Über die materielle Unterstützung von Ältesten wurde den Christen der Rat gegeben: „Die älteren Männer, die in vortrefflicher Weise als Vorsteher dienen, halte man doppelter Ehre würdig, besonders die, die hart arbeiten in Wort und Lehre. Denn das Schriftwort sagt: ,Du sollst einem Stier, wenn er das Getreide ausdrischt, das Maul nicht verbinden‘ und: ,Der Arbeiter ist seines Lohnes würdig‘“ (1. Tim. 5:17, 18). Auch hier wird nichts von einer Zehntabgabe an die Ältesten, um sie materiell zu unterstützen, gesagt. Aus diesem Text dürfen wir aber auch nicht den Schluß ziehen, daß die Ältesten ein festes Gehalt empfingen. Christen gaben ihnen von sich aus Geschenke, weil sie es schätzten, daß diese Ältesten Zeit für die Versammlung aufwendeten, in der sie hätten Geld verdienen können. Der Apostel Paulus und andere treue Älteste strebten jedoch nicht nach solch materieller Unterstützung. Sie arbeiteten mit ihren Händen, um ihren Unterhalt bestreiten zu können (1. Thess. 2:9).

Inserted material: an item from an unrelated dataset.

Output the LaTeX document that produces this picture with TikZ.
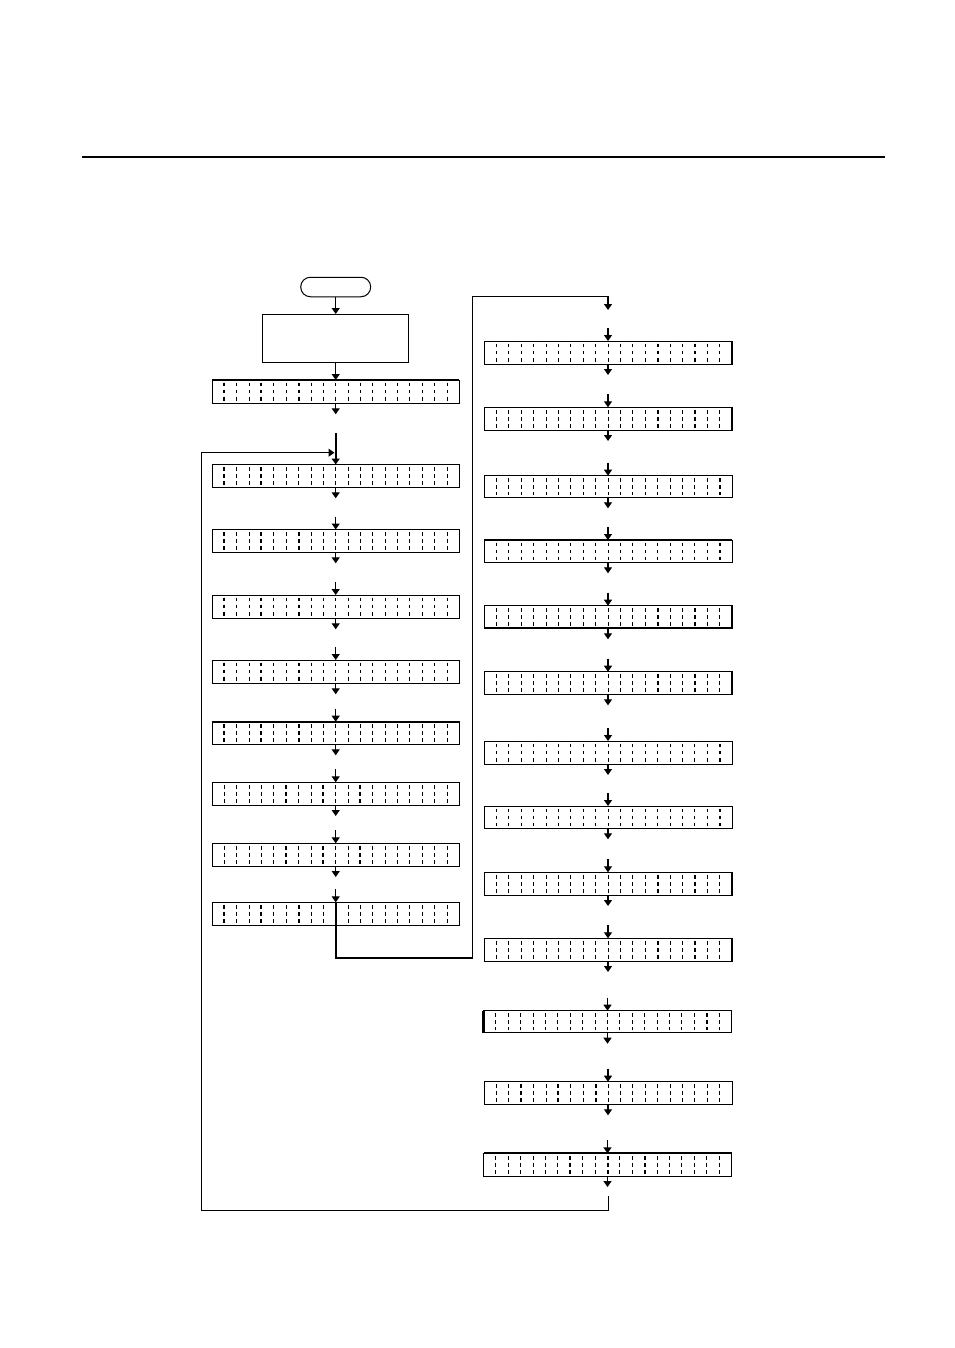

Die Bibel liefert somit keinen Beweis dafür, daß die ersten Christen die Abgabe des Zehnten als eine ihnen von Gott auferlegte Pflicht betrachtet hätten. Das war sie nur in der Zeit, da der Gesetzesbund in Kraft war. Als das Gesetz aufgehoben wurde, wurde auch das Gebot über die Zehntabgabe aufgehoben. Und der Christenversammlung ist nicht geboten worden, den Zehnten zu geben. Was zur Förderung der Belange der wahren Gottesanbetung gespendet wurde, wurde freiwillig gegeben. Heute folgen Jehovas christliche Zeugen in dieser Hinsicht dem Beispiel der Christenversammlung des 1. Jahrhunderts.